I worked there about two and a half years, then went into stable boss and then herded geese off of the wheat fields during the winter months. The bookkeeper and foreman for the goose herders was W.P. Mason. I rode a horse most of the time while herding; her name was Daisy. She was a good mare because you could shoot off of her and she wouldn’t scare. We herded from the first of November to the first day of May and used Winchester rifles “45-60,” which used big bullets and made lots of noise. I killed hundreds of geese and just let them lay. A Chinaman on the ranch moulded and loaded all of the ammunition for the seven herders. They bought lead by the bar and powder by the keg. We had to save our empty shells for reloading.

The important thing was to keep the geese moving and not to let them light. The foreman said that the best herders killed the fewest geese.
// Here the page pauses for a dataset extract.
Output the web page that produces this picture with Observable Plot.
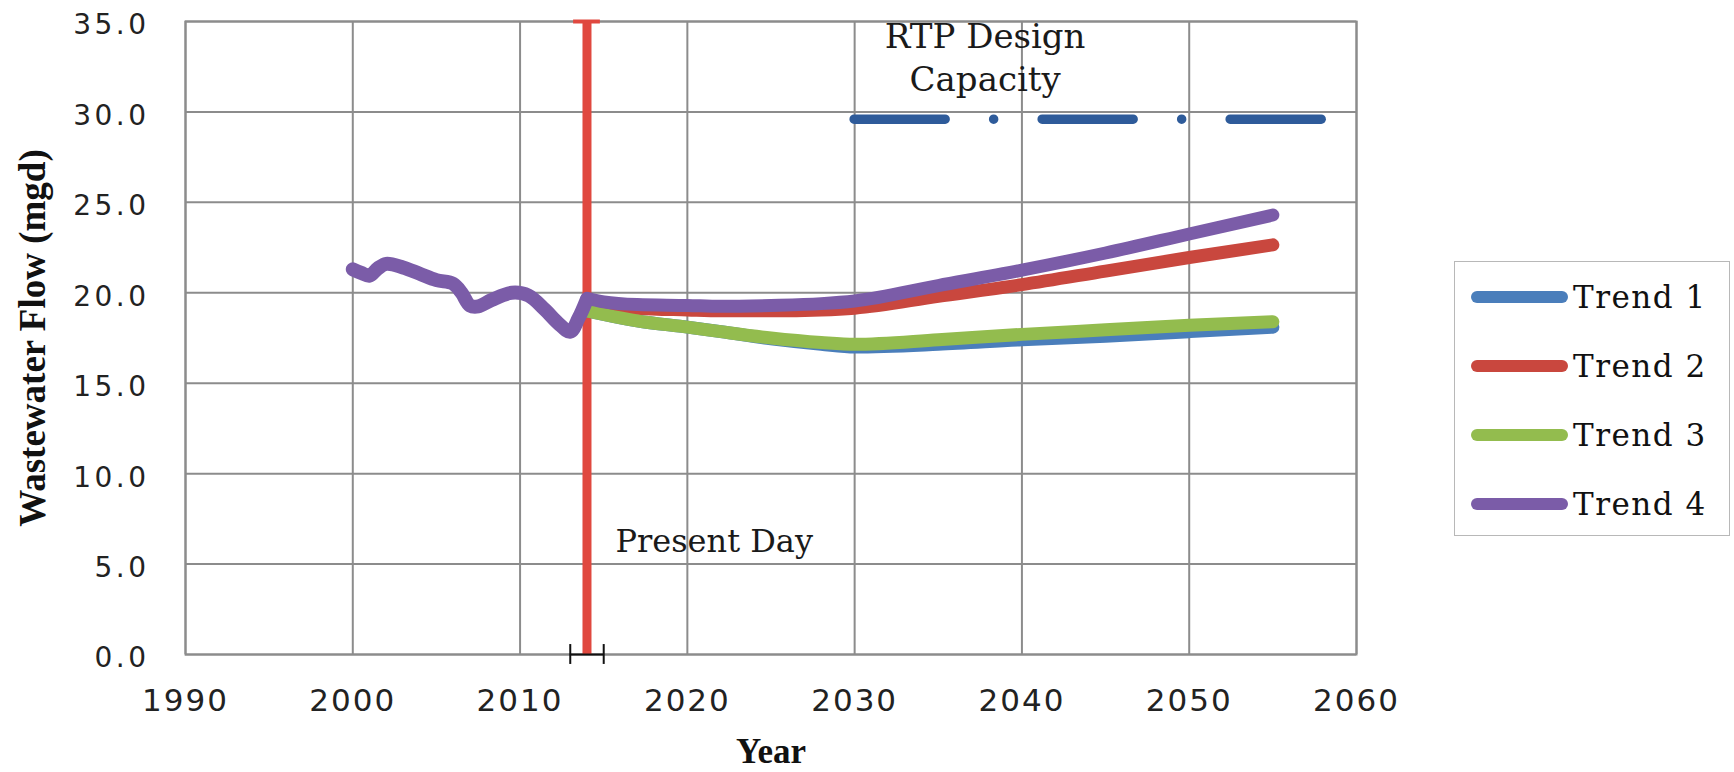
<!DOCTYPE html>
<html>
<head>
<meta charset="utf-8">
<script src="https://cdn.jsdelivr.net/npm/d3@7"></script>
<script src="https://cdn.jsdelivr.net/npm/@observablehq/plot@0.6"></script>
<style>
  body { margin: 0; background: #fff; }
  #wrap { position: relative; width: 1734px; height: 772px; overflow: hidden; }
  g[aria-label="y-axis tick label"] text { letter-spacing: 3.5px; }
  g[aria-label="x-axis tick label"] text { letter-spacing: 2px; }
  g[aria-label="ytitle"] text { letter-spacing: 0.5px; }
  g[aria-label="xtitle"] text { letter-spacing: 2px; }
  g[aria-label="annotation"] text { letter-spacing: 2.5px; }
  g[aria-label="present"] text { letter-spacing: 3.5px; }
  #legend { position: absolute; left: 1454px; top: 261px; width: 274px; height: 273px;
            border: 1.5px solid #b8b8b8; background: #fff; }
  #legend text { letter-spacing: 1.5px; }
</style>
</head>
<body>
<div id="wrap"></div>
<script>
// ---- Data ----
const histYears = [2000, 2000.5, 2001, 2001.5, 2002, 2003, 2004, 2005, 2006, 2006.5, 2007, 2007.5, 2008.3, 2009.5, 2010.5, 2011.5, 2012.3, 2013, 2013.5, 2014];
const histFlow  = [21.3, 21.1, 20.95, 21.35, 21.6, 21.4, 21.05, 20.7, 20.5, 20.0, 19.3, 19.25, 19.6, 20.0, 19.85, 19.05, 18.3, 17.85, 18.6, 19.65];

const trendYears = [2014, 2015, 2017, 2020, 2022, 2025, 2028, 2030, 2035, 2040, 2045, 2050, 2055];
const trend1 = [19.0, 18.8, 18.45, 18.1, 17.85, 17.45, 17.15, 17.0, 17.15, 17.4, 17.6, 17.85, 18.1];
const trend2 = [19.6, 19.35, 19.15, 19.05, 19.0, 19.0, 19.05, 19.15, 19.8, 20.45, 21.2, 21.95, 22.65];
const trend3 = [19.0, 18.8, 18.45, 18.1, 17.85, 17.5, 17.25, 17.15, 17.4, 17.7, 17.95, 18.2, 18.4];
const trend4 = [19.7, 19.5, 19.35, 19.3, 19.25, 19.3, 19.4, 19.55, 20.4, 21.25, 22.2, 23.25, 24.3];

const trendNames  = ["Trend 1", "Trend 2", "Trend 3", "Trend 4"];
const trendValues = [trend1, trend2, trend3, trend4];
const trendColors = ["#4A7EBB", "#C9473E", "#93BC4E", "#7B5CA8"];

const capacityValue = 29.6;
const capacityYears = [2030, 2060];
const presentDay = 2014;
const presentRange = [2013, 2015];
const yMax = 35;

const xTicks = [1990, 2000, 2010, 2020, 2030, 2040, 2050, 2060];
const yTicks = [0, 5, 10, 15, 20, 25, 30, 35];

const capacityLabel = "RTP Design\nCapacity";
const presentLabel = "Present Day";
const xTitle = "Year";
const yTitle = "Wastewater Flow (mgd)";

// ---- Build tables ----
const hist = histYears.map((x, i) => ({x, y: histFlow[i]}));
const trends = trendNames.flatMap((name, k) =>
  trendYears.map((x, i) => ({name, x, y: trendValues[k][i]})));

const sans = "DejaVu Sans";
const serif = "DejaVu Serif";
const gridColor = "#8c8c8c";

const chart = Plot.plot({
  width: 1734,
  height: 772,
  marginLeft: 185,
  marginRight: 378,
  marginTop: 21,
  marginBottom: 118,
  x: {domain: [1990, 2060]},
  y: {domain: [0, 35]},
  color: {domain: trendNames, range: trendColors},
  style: {background: "white", color: "#222", overflow: "visible"},
  marks: [
    Plot.gridX(xTicks, {stroke: gridColor, strokeOpacity: 1, strokeWidth: 2}),
    Plot.gridY(yTicks, {stroke: gridColor, strokeOpacity: 1, strokeWidth: 2}),
    Plot.frame({stroke: gridColor, strokeWidth: 2}),
    Plot.axisX(xTicks, {tickSize: 0, tickPadding: 34, fontSize: 31, fontFamily: sans, fill: "#222",
                        tickFormat: d => String(d), label: null}),
    Plot.axisY(yTicks, {tickSize: 0, tickPadding: 36, fontSize: 28, fontFamily: sans, fill: "#222",
                        tickFormat: d => d.toFixed(1), dy: 4, label: null}),
    // Present day vertical (red) error bar
    Plot.ruleX([presentDay], {y1: 0, y2: yMax, stroke: "#E0483F", strokeWidth: 9}),
    Plot.ruleY([yMax], {x1: presentDay - 0.8, x2: presentDay + 0.8, stroke: "#E0483F", strokeWidth: 4}),
    // Black horizontal error bar at zero
    Plot.ruleY([0], {x1: presentRange[0], x2: presentRange[1], stroke: "#111", strokeWidth: 2}),
    Plot.ruleX(presentRange, {y1: -0.55, y2: 0.55, stroke: "#111", strokeWidth: 2}),
    // Design capacity
    Plot.ruleY([capacityValue], {x1: capacityYears[0], x2: capacityYears[1], stroke: "#2E5B9A",
                strokeWidth: 9.5, strokeLinecap: "round", strokeDasharray: "91 48.5 0.01 48.5"}),
    // Trend projections
    Plot.line(trends, {x: "x", y: "y", z: "name", stroke: "name", strokeWidth: 13, curve: "monotone-x"}),
    // Historical flow
    Plot.line(hist, {x: "x", y: "y", stroke: trendColors[3], strokeWidth: 14, curve: "catmull-rom"}),
    // Annotations
    Plot.text([capacityLabel], {x: 2037.8, y: 33.1, text: d => d, lineHeight: 1.27, fontSize: 34,
               fontFamily: serif, fill: "#1a1a1a", ariaLabel: "annotation"}),
    Plot.text([presentLabel], {x: 2015.7, y: 6.25, text: d => d, textAnchor: "start", fontSize: 32,
               fontFamily: serif, fill: "#1a1a1a", ariaLabel: "present"}),
    // Axis titles
    Plot.text([xTitle], {frameAnchor: "bottom", dy: 97, text: d => d, textAnchor: "middle", lineAnchor: "middle",
               fontSize: 35, fontWeight: "bold", fontFamily: "Liberation Serif", fill: "#111", ariaLabel: "xtitle"}),
    Plot.text([yTitle], {frameAnchor: "left", dx: -152, rotate: -90, text: d => d, textAnchor: "middle",
               lineAnchor: "middle", fontSize: 37, fontWeight: "bold", fontFamily: "Liberation Serif",
               fill: "#111", ariaLabel: "ytitle"})
  ]
});

const wrap = document.getElementById("wrap");
wrap.appendChild(chart);

// ---- Legend ----
const legend = document.createElement("div");
legend.id = "legend";
wrap.appendChild(legend);
const lsvg = d3.select(legend).append("svg").attr("width", 274).attr("height", 273);
const rowY = [35, 104, 173, 242];
trendNames.forEach((name, i) => {
  lsvg.append("line")
    .attr("x1", 22).attr("x2", 107).attr("y1", rowY[i]).attr("y2", rowY[i])
    .attr("stroke", trendColors[i]).attr("stroke-width", 12).attr("stroke-linecap", "round");
  lsvg.append("text")
    .attr("x", 118).attr("y", rowY[i]).attr("dy", "0.36em")
    .attr("font-family", serif).attr("font-size", 31).attr("fill", "#111")
    .text(name);
});
</script>
</body>
</html>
Each herder had a regular beat to follow. About a half section was an average beat. We were paid $30 cash per month, plus board and room, and they supplied us with a horse and ammunition.

In 1885 I went over to the Glen Ranch Headquarters and worked with the Hilliard boys. There were many Chinese around at that time. Every town had a Chinatown and everyone who could afford it had a Chinese cook and laundryman. I had herded about two months for the Glenn Ranch when I received a telegram that my father was very ill, so I immediately left for Columbus. But when I arrived back home in Kansas, Father had died a few days before, On Christmas Day, December 28, 1885.

I stayed there for a while and farmed Father’s place. I had bought a team of horses and a little equipment. Mother later married David Lewis and moved to town. Lewis was a butcher in a partnership with a man by the name of Duncan. I decided to return to California the following spring, so sold the team and machinery and rented the place out.

I went back to California to work on the Dr. Glenn Ranch in the summer of 1886. I got the same job back again that I had before. The same job I had the day that Dr. Glenn was shot and killed on February 11, 1883.

I went to work on the Mud Ranch, also owned by Doc Glenn, and that was in 1886 and Jim Snowden was then the foreman. I drove a jerk-line team of ten mules. They never allowed less than ten for each foreman, there were usually about fifteen for each foreman. We were never allowed to let our team stop and rest. Each driver had a big black snake whip. A driver could either ride a mule or walk or sit on the wagon and had to pull off of the road if anything went wrong. I quit the Mud Ranch and went to work for Jim Boyd for a while, then from there went to Vacaville for one winter and worked for Duff Hawkins as a roustabout. I finally decided to return to Kansas. I married Cassie S. Evans in Columbus on February 14, 1888 and had planned to return to California to make our home, but Mrs. Evans objected to Cassie leaving Kansas because she was not yet eighteen years old. So, we stayed in Kansas.

Times were very hard in the 1890s. I sold fat hogs for $2.25 per head. I worked hard; all horses and walking machinery. Had to hunt and trap in spare time to make a living. Corn was selling for 10 to 12 cents a bushel. There was a $400 mortgage on the home place when my father, Jesse, died that hadn’t been paid. So I farmed it and rented an adjoining 80 acres. I had about $100 left so bought thirty-seven shoats. I cut and threshed my grain and ground it to fatten the hogs to sell so that I could pay off the mortgage. Later bought 40 acres, [another] 80 acres and [then] another 40 acres from Tommy Orbison. Then, in 1910, I sold and traded the Kansas land and bought and moved to a new farm in Perkins County, Nebraska. The war started a few years later and farm products went sky high and I made a “barrel of money” in just a few years. I bought a big house in town for $4,500 [in] Madrid, Nebraska, in 1918 and moved there, leaving the farms for the boys to run (Evan, Leland and Floyd).

In February 1922, when I was the President of the Farmer’s Union of Perkins County, I made a trip to Sacramento, California with seven carloads of hogs. I sold them all there in Sacramento and went up to Willows, California to see if any of my old friends were still there. Found Marion Hilliard working for Golden State Orchards south of Hamilton City (Monroeville). We had a good long visit – too long –  I missed the train back to Orland. I still liked California, so bought a house and 10 acres on south side of Orland, California for $7,000 and moved there in June 1922 with my wife Cassie and two children, Gladys and General. This is where I am living now.